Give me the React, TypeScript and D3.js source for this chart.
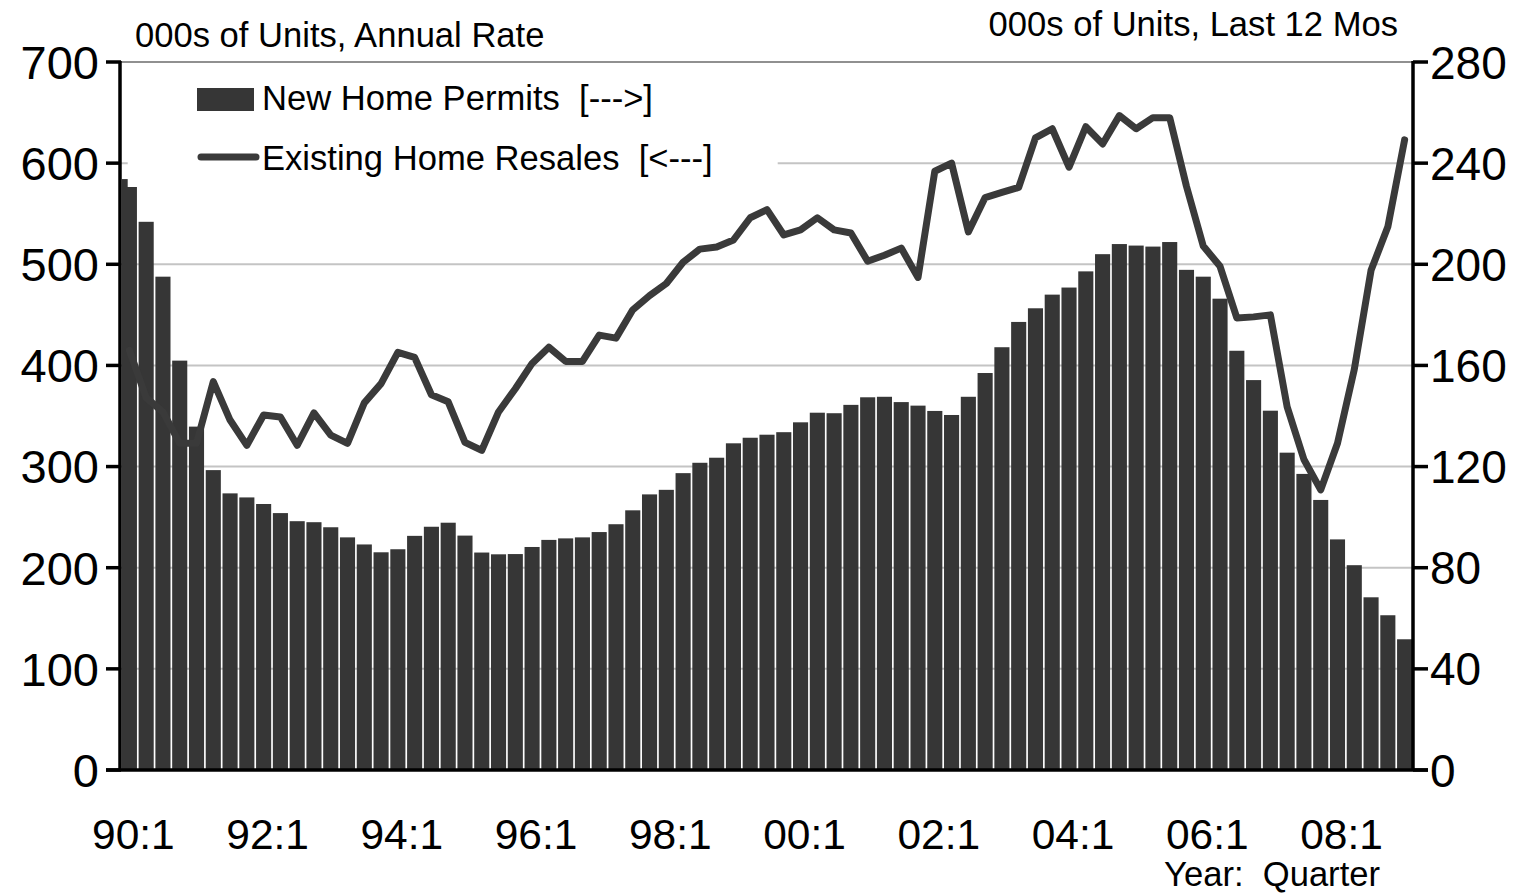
import React from 'react';
import * as d3 from 'd3';

// Quarters 90:1 .. 09:1
const quarters: string[] = [];
for (let y = 1990; y <= 2009; y++) {
  for (let q = 1; q <= 4; q++) {
    if (y === 2009 && q > 1) break;
    quarters.push(`${String(y % 100).padStart(2, '0')}:${q}`);
  }
}

const tickLabels = ['90:1', '92:1', '94:1', '96:1', '98:1', '00:1', '02:1', '04:1', '06:1', '08:1'];

// New home permits, 000s of units, last 12 months (right axis)
const permits = [
  233.7, 216.8, 195.1, 161.9, 135.8, 118.6, 109.4, 107.8, 105.2, 101.6,
  98.4, 98.0, 96.0, 92.0, 89.2, 86.1, 87.3, 92.6, 96.2, 97.8,
  92.7, 86.0, 85.3, 85.4, 88.2, 91.0, 91.6, 92.0, 94.1, 97.2,
  102.7, 109.0, 110.8, 117.4, 121.5, 123.5, 129.2, 131.4, 132.6, 133.6,
  137.5, 141.3, 141.1, 144.4, 147.4, 147.6, 145.5, 144.1, 142.0, 140.4,
  147.6, 157.0, 167.2, 177.2, 182.6, 188.0, 190.8, 197.2, 204.0, 208.0,
  207.4, 207.0, 208.8, 197.8, 195.1, 186.4, 165.8, 154.2, 142.1, 125.5,
  117.1, 106.8, 91.2, 81.0, 68.3, 61.2, 51.7,
];

// Existing home resales, 000s of units, annual rate (left axis)
const resales = [
  415, 368, 354, 323, 323, 384, 346, 321, 351, 349,
  321, 353, 331, 323, 363, 382, 413, 408, 371, 364,
  324, 316, 354, 377, 402, 418, 404, 404, 430, 427,
  455, 469, 481, 502, 515, 517, 524, 546, 554, 529,
  534, 546, 534, 531, 503, 509, 516, 487, 592, 600,
  532, 566, 571, 576, 625, 634, 596, 636, 619, 647,
  634, 645, 645, 577, 518, 498, 447, 448, 450, 359,
  307, 277, 323, 396, 494, 537, 623,
];

const leftTicks = [0, 100, 200, 300, 400, 500, 600, 700];
const rightTicks = [0, 40, 80, 120, 160, 200, 240, 280];

const FONT = '"Liberation Sans", Arial, sans-serif';
const DARK = '#363636';
const LABEL_SIZE = 34.6;

export default function App() {
  const width = 1528;
  const height = 894;
  const left = 121;
  const right = 1413;
  const top = 62;
  const bottom = 770;

  const x = d3.scaleBand<string>()
    .domain(quarters)
    .range([left, right])
    .paddingInner(0.1)
    .paddingOuter(0.05);

  const yLeft = d3.scaleLinear().domain([0, 700]).range([bottom, top]);
  const yRight = d3.scaleLinear().domain([0, 280]).range([bottom, top]);

  const line = d3.line<number>()
    .x((d, i) => (x(quarters[i]) as number) + x.bandwidth() / 2)
    .y(d => yLeft(d));

  return (
    <div style={{ position: 'absolute', left: 0, top: 0 }}>
      <svg width={width} height={height} style={{ display: 'block', background: '#fff' }}>
        {/* grid */}
        {leftTicks.filter(t => t > 0 && t < 700).map(t => (
          <line key={t} x1={left} x2={right} y1={yLeft(t)} y2={yLeft(t)} stroke="#c4c4c4" strokeWidth={2} />
        ))}
        {/* top border */}
        <line x1={left} x2={right} y1={top} y2={top} stroke="#222" strokeWidth={1.2} />

        {/* bars */}
        {permits.map((v, i) => (
          <rect key={i}
            x={x(quarters[i])}
            y={yRight(v)}
            width={x.bandwidth()}
            height={bottom - yRight(v)}
            fill={DARK} />
        ))}

        {/* legend box */}
        <rect x={127.7} y={66} width={650} height={121} fill="#fff" />
        <rect x={197} y={88} width={57} height={23} fill={DARK} />
        <text x={262} y={110} fontFamily={FONT} fontSize={LABEL_SIZE} fill="#000" style={{ whiteSpace: 'pre' }}>New Home Permits  [---&gt;]</text>
        <line x1={201} x2={256} y1={157} y2={157} stroke="#3a3a3a" strokeWidth={7} strokeLinecap="round" />
        <text x={262} y={170} fontFamily={FONT} fontSize={LABEL_SIZE} fill="#000" style={{ whiteSpace: 'pre' }}>Existing Home Resales  [&lt;---]</text>

        {/* line */}
        <path d={line(resales) ?? ''} fill="none" stroke="#3a3a3a" strokeWidth={7} strokeLinejoin="round" strokeLinecap="round" />

        {/* axes */}
        <line x1={left - 1} x2={left - 1} y1={top - 1} y2={bottom + 1} stroke="#000" strokeWidth={3.5} />
        <line x1={right} x2={right} y1={top - 1} y2={bottom + 1} stroke="#000" strokeWidth={3.5} />
        <line x1={106} x2={1428} y1={bottom} y2={bottom} stroke="#000" strokeWidth={3.5} />
        {leftTicks.map(t => (
          <g key={t}>
            <line x1={106} x2={left} y1={yLeft(t)} y2={yLeft(t)} stroke="#000" strokeWidth={3.5} />
            <text x={99} y={yLeft(t)} dy="0.36em" textAnchor="end" fontFamily={FONT} fontSize={47} fill="#000">{t}</text>
          </g>
        ))}
        {rightTicks.map(t => (
          <g key={t}>
            <line x1={right} x2={1428} y1={yRight(t)} y2={yRight(t)} stroke="#000" strokeWidth={3.5} />
            <text x={1430} y={yRight(t)} dy="0.36em" textAnchor="start" fontFamily={FONT} fontSize={46} fill="#000">{t}</text>
          </g>
        ))}
        {tickLabels.map(l => (
          <text key={l} x={(x(l) as number) + x.bandwidth() / 2 + 4} y={849} textAnchor="middle" fontFamily={FONT} fontSize={42.5} fill="#000">{l}</text>
        ))}

        {/* titles */}
        <text x={135} y={47} fontFamily={FONT} fontSize={LABEL_SIZE} fill="#000">000s of Units, Annual Rate</text>
        <text x={1398} y={36} textAnchor="end" fontFamily={FONT} fontSize={LABEL_SIZE} fill="#000">000s of Units, Last 12 Mos</text>
        <text x={1380} y={886} textAnchor="end" fontFamily={FONT} fontSize={LABEL_SIZE} fill="#000" style={{ whiteSpace: 'pre' }}>Year:  Quarter</text>
      </svg>
    </div>
  );
}
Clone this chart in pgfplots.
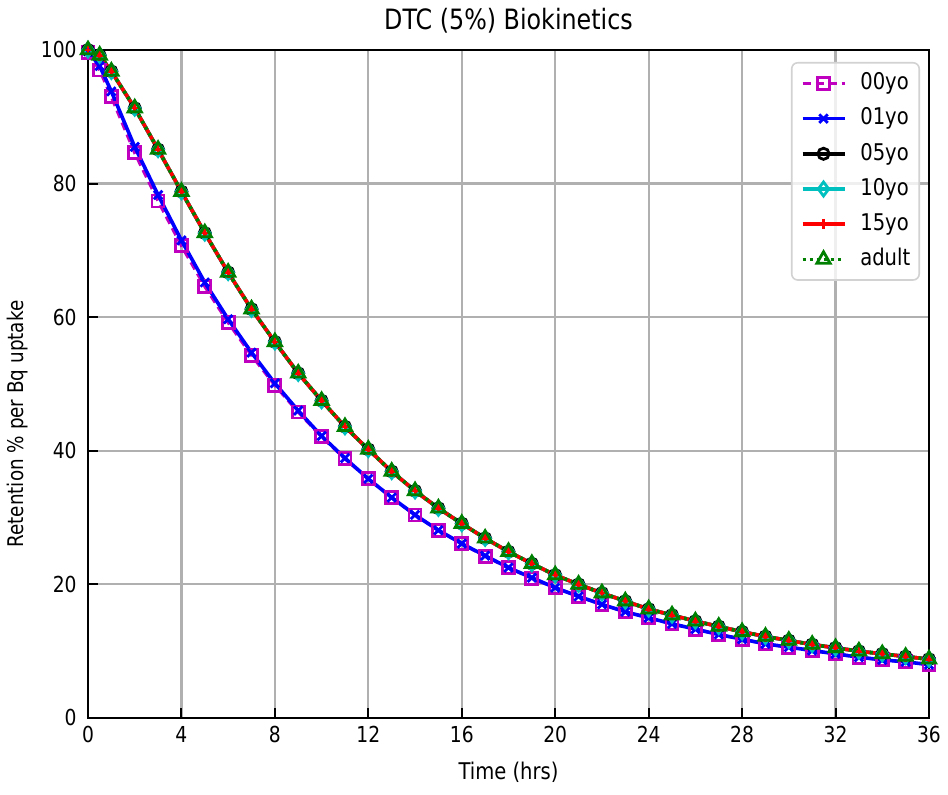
\documentclass[border=0pt]{standalone}
\usepackage{fontspec}
\setmainfont{DejaVu Sans}[FakeStretch=0.85]
\usepackage{pgfplots}
\pgfplotsset{compat=1.18}
\usepackage{pgfplotstable}

\definecolor{mplm}{rgb}{0.75,0,0.75}
\definecolor{mplc}{rgb}{0,0.75,0.75}
\definecolor{mplg}{rgb}{0,0.5,0}
\definecolor{gridc}{HTML}{B0B0B0}

\pgfplotstableread{
t    y00   y01   y05   y10   y15   yad
0    99.6  99.8  100.0 100.0 100.0 100.0
0.5  97.0  97.6  99.2  99.2  99.2  99.2
1    93.0  93.8  96.8  96.8  96.8  96.8
2    84.6  85.5  91.3  91.3  91.3  91.3
3    77.4  78.3  85.1  85.1  85.1  85.1
4    70.7  71.5  78.8  78.8  78.8  78.8
5    64.6  65.2  72.6  72.6  72.6  72.6
6    59.2  59.7  66.7  66.7  66.7  66.7
7    54.3  54.7  61.2  61.2  61.2  61.2
8    49.8  50.1  56.3  56.3  56.3  56.3
9    45.8  46.0  51.6  51.6  51.6  51.6
10   42.1  42.2  47.5  47.5  47.5  47.5
11   38.8  38.9  43.6  43.6  43.6  43.6
12   35.8  35.8  40.2  40.2  40.2  40.2
13   33.0  33.0  36.9  36.9  36.9  36.9
14   30.4  30.4  34.0  34.0  34.0  34.0
15   28.1  28.1  31.4  31.4  31.4  31.4
16   26.1  26.1  29.1  29.1  29.1  29.1
17   24.2  24.3  26.9  26.9  26.9  26.9
18   22.5  22.5  24.9  24.9  24.9  24.9
19   20.9  21.0  23.1  23.1  23.1  23.1
20   19.5  19.5  21.4  21.4  21.4  21.4
21   18.2  18.2  20.0  20.0  20.0  20.0
22   17.0  17.0  18.7  18.7  18.7  18.7
23   15.9  15.9  17.5  17.5  17.5  17.5
24   15.0  15.0  16.3  16.3  16.3  16.3
25   14.1  14.1  15.4  15.4  15.4  15.4
26   13.3  13.3  14.5  14.5  14.5  14.5
27   12.5  12.5  13.7  13.7  13.7  13.7
28   11.8  11.8  12.9  12.9  12.9  12.9
29   11.1  11.1  12.2  12.2  12.2  12.2
30   10.6  10.6  11.6  11.6  11.6  11.6
31   10.1  10.1  11.0  11.0  11.0  11.0
32   9.6   9.6   10.5  10.5  10.5  10.5
33   9.1   9.1   10.0  10.0  10.0  10.0
34   8.7   8.7   9.6   9.6   9.6   9.6
35   8.4   8.4   9.2   9.2   9.2   9.2
36   8.0   8.0   8.8   8.8   8.8   8.8
}\data

\begin{document}
\begin{tikzpicture}
\begin{axis}[
  scale only axis, width=420.5pt, height=334pt,
  xmin=0, xmax=36, ymin=0, ymax=100,
  xtick={0,4,...,36}, ytick={0,20,...,100},
  grid=major, major grid style={line width=1.1pt, color=gridc},
  axis line style={line width=0.85pt},
  tick align=inside, xtick pos=left, ytick pos=left,
  major tick length=4.75pt,
  every tick/.style={black, line width=1pt},
  /pgf/number format/assume math mode=true,
  tick label style={font=\fontsize{11}{13}\selectfont},
  xticklabel style={anchor=north, inner sep=0pt, yshift=-4pt},
  yticklabel style={anchor=east, inner sep=0pt, xshift=-5.5pt},
  title={DTC (5\%) Biokinetics},
  title style={at={(axis description cs:0.5,1)}, anchor=base, yshift=4pt, inner sep=0pt, font=\fontsize{14}{16}\selectfont},
  xlabel={Time (hrs)},
  xlabel style={at={(axis description cs:0.5,0)}, anchor=center, yshift=-27pt, inner sep=0pt, font=\fontsize{11.5}{13}\selectfont},
  ylabel={Retention \% per Bq uptake},
  ylabel style={at={(axis description cs:-0.0832,0.44)}, anchor=center, inner sep=0pt, font=\fontsize{10.8}{12}\selectfont},
  legend cell align=left,
  legend style={at={(1,1)}, anchor=north east, xshift=-4.5pt, yshift=-6pt,
    draw=gray!35, line width=0.8pt, rounded corners=3pt, fill=white, fill opacity=0.8, text opacity=1,
    inner xsep=4.5pt, inner ysep=1.5pt, row sep=0pt, column sep=7pt,
    font=\fontsize{11.5}{13}\selectfont,
    nodes={inner xsep=0pt, inner ysep=3pt, text height=9pt, text depth=2.6pt}},
  legend image code/.code={\draw[mark repeat=2,mark phase=2] plot coordinates {(0pt,0pt) (10.5pt,0pt) (21pt,0pt)};},
]
\addplot[mplm, line width=1.6pt, dash pattern=on 4pt off 2.5pt, mark=square, mark size=3pt, mark options={solid, line width=1.4pt, fill=none}] table[x=t,y=y00]{\data};
\addlegendentry{00yo}
\addplot[blue, line width=1.8pt, mark=x, mark size=3pt, mark options={solid, line width=1.4pt}] table[x=t,y=y01]{\data};
\addlegendentry{01yo}
\addplot[black, line width=1.8pt, mark=o, mark size=2.8pt, mark options={solid, line width=1.4pt, fill=none}] table[x=t,y=y05]{\data};
\addlegendentry{05yo}
\addplot[mplc, line width=1.8pt, mark=diamond, mark size=3.5pt, mark options={solid, line width=1.4pt, fill=none}] table[x=t,y=y10]{\data};
\addlegendentry{10yo}
\addplot[red, line width=1.8pt, mark=+, mark size=2.6pt, mark options={solid, line width=1.4pt}] table[x=t,y=y15]{\data};
\addlegendentry{15yo}
\addplot[mplg, line width=1.8pt, dash pattern=on 1.5pt off 2pt, mark=triangle, mark size=3.8pt, mark options={solid, line width=1.4pt, fill=none}] table[x=t,y=yad]{\data};
\addlegendentry{adult}
\end{axis}
\path ([xshift=-44pt,yshift=-38.5pt]current axis.south west) rectangle ([xshift=9.5pt,yshift=25pt]current axis.north east);
\end{tikzpicture}
\end{document}
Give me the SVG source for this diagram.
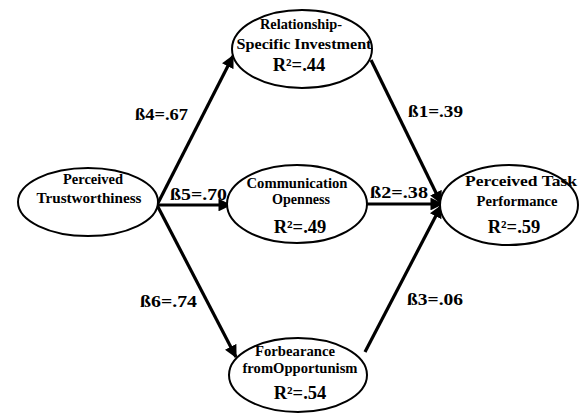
<svg xmlns="http://www.w3.org/2000/svg" width="579" height="414" viewBox="0 0 579 414">
<style>
.node ellipse{fill:#fff;stroke:#000;stroke-width:2}
text{font-family:"Liberation Serif","Times New Roman",serif;font-weight:bold;fill:#000}
.nm{font-size:15px}
.r2{font-size:18.5px}
.b{font-size:17px}
.conn line{stroke:#000;stroke-width:3.2}
</style>
<defs>
<marker id="ah" viewBox="0 0 10 10" refX="9" refY="5" markerWidth="4" markerHeight="4" orient="auto" markerUnits="strokeWidth">
<path d="M0,0 L10,5 L0,10 z" fill="#000"/>
</marker>
</defs>
<rect width="579" height="414" fill="#fff"/>
<g class="conn">
<line x1="157" y1="205" x2="233" y2="56" marker-end="url(#ah)"/>
<line x1="157" y1="205" x2="230" y2="205" marker-end="url(#ah)"/>
<line x1="157" y1="205" x2="236" y2="357" marker-end="url(#ah)"/>
<line x1="371" y1="60" x2="441" y2="203" marker-end="url(#ah)"/>
<line x1="366" y1="204" x2="442" y2="204" marker-end="url(#ah)"/>
<line x1="365" y1="352" x2="441" y2="206" marker-end="url(#ah)"/>
</g>
<g id="trust" class="node">
<ellipse cx="88" cy="202" rx="70" ry="34"/>
<text class="nm" x="93" y="184" text-anchor="middle" textLength="60" lengthAdjust="spacingAndGlyphs">Perceived</text>
<text class="nm" x="89" y="203" text-anchor="middle" textLength="105" lengthAdjust="spacingAndGlyphs">Trustworthiness</text>
</g>
<g id="rsi" class="node">
<ellipse cx="302" cy="49" rx="70" ry="39"/>
<text class="nm" x="301" y="29" text-anchor="middle" textLength="82" lengthAdjust="spacingAndGlyphs">Relationship-</text>
<text class="nm" x="304" y="49" text-anchor="middle" textLength="135" lengthAdjust="spacingAndGlyphs">Specific  Investment</text>
<text class="r2" x="299" y="71" text-anchor="middle">R²=.44</text>
</g>
<g id="co" class="node">
<ellipse cx="297" cy="204" rx="70" ry="39"/>
<text class="nm" x="297" y="188" text-anchor="middle" textLength="101" lengthAdjust="spacingAndGlyphs">Communication</text>
<text class="nm" x="301" y="204" text-anchor="middle" textLength="58" lengthAdjust="spacingAndGlyphs">Openness</text>
<text class="r2" x="300" y="233" text-anchor="middle">R²=.49</text>
</g>
<g id="forb" class="node">
<ellipse cx="298" cy="375" rx="69" ry="37"/>
<text class="nm" x="295" y="356" text-anchor="middle" textLength="80" lengthAdjust="spacingAndGlyphs">Forbearance</text>
<text class="nm" x="300" y="373" text-anchor="middle" textLength="115" lengthAdjust="spacingAndGlyphs">fromOpportunism</text>
<text class="r2" x="300" y="399" text-anchor="middle">R²=.54</text>
</g>
<g id="perf" class="node">
<ellipse cx="509" cy="205" rx="69" ry="40"/>
<text class="nm" x="521" y="186" text-anchor="middle" textLength="112" lengthAdjust="spacingAndGlyphs">Perceived  Task</text>
<text class="nm" x="517" y="206" text-anchor="middle" textLength="81" lengthAdjust="spacingAndGlyphs">Performance</text>
<text class="r2" x="514" y="233" text-anchor="middle">R²=.59</text>
</g>
<g id="labels">
<text class="b" x="135" y="120" textLength="53" lengthAdjust="spacingAndGlyphs">ß4=.67</text>
<text class="b" x="170" y="200" textLength="57" lengthAdjust="spacingAndGlyphs">ß5=.70</text>
<text class="b" x="140" y="307" textLength="57" lengthAdjust="spacingAndGlyphs">ß6=.74</text>
<text class="b" x="408" y="117" textLength="55" lengthAdjust="spacingAndGlyphs">ß1=.39</text>
<text class="b" x="370" y="198" textLength="58" lengthAdjust="spacingAndGlyphs">ß2=.38</text>
<text class="b" x="407" y="305" textLength="56" lengthAdjust="spacingAndGlyphs">ß3=.06</text>
</g>
</svg>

__________________________________________________

Your objective => What count of lines in the listing contain the word "this"? Reply with the number only.

Full answer => 3